The son of censored and imprisoned Iranian cinema great Jafar Panahi shares his dad’s knack for working with child actors, though Panah P. lets his moppet discovery show off a little more—in fact, six-year-old Rayan Sarlak is so charismatic he threatens to overwhelm the movie. But his dominating charm (and incredible comic timing) is what keeps the adults trapped in a car with him for a cross-country drive from addressing their issues—and what leavens the sadness as the film’s core. The landscape they pass through is framed with awe, and one harrowing scene, filmed entirely in a long shot, dares you not to be impressed.
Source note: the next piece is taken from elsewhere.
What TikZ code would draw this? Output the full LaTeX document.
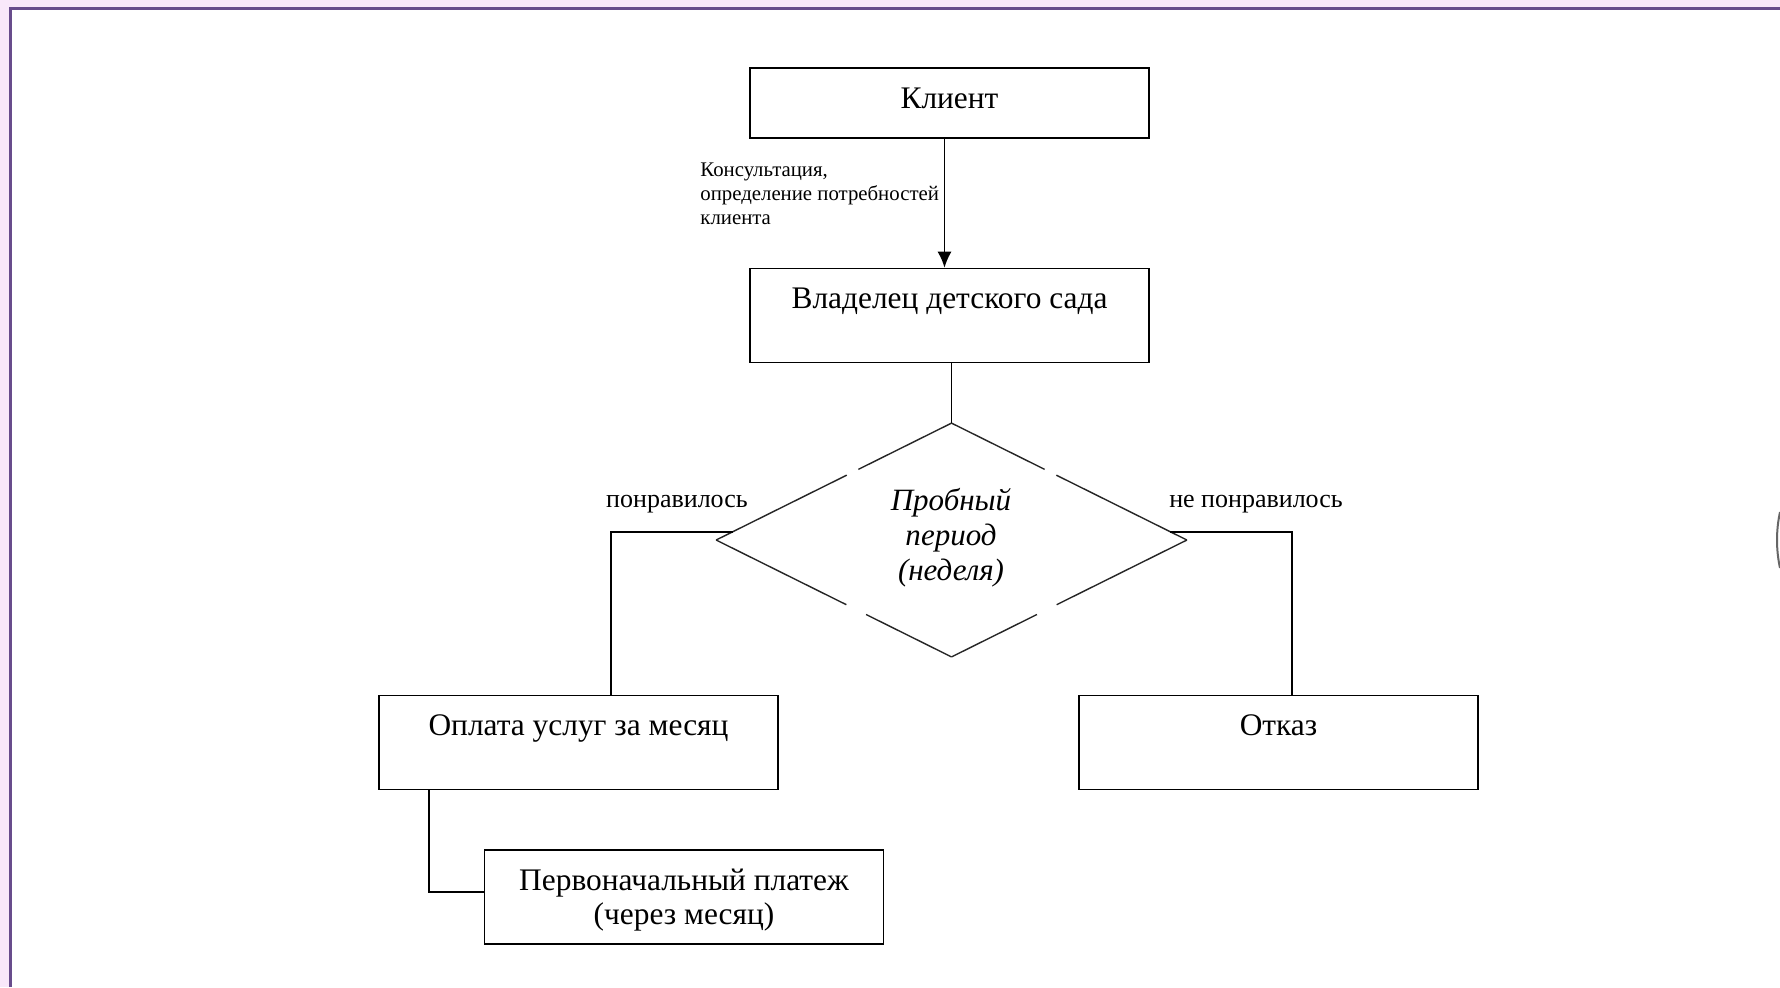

If you’ve been looking to ease into Iranian film, start here, with the latest great humanist to join the tradition. Now when do we get to see Jafar’s latest, No Bears, in these parts? (Full review here.)

1. Aftersun

Charlotte Wells’s remarkable directorial debut follows one curious 11-year-old girl named Sophie (Frankie Corio) along a dreamlike Mediterranean vacation as she attempts to solve the riddle that is her father, Callum (Paul Mescal). We also intermittently watch Sophie 20 years later, closer to Callum’s age when she last saw him, attempting to decipher the past through her home video footage of the trip. Subtle without being opaque, Aftersun simply refuses to tell us anything it doesn’t show us, illustrating how intimacy and distance can coexist in a relationship. And Mescal works with that distance masterfully, his performance illuminating the fact that some things can’t be shown, only told: The closer Wells’s (or Sophie’s) camera approaches him, the less he reveals. (Full review here.)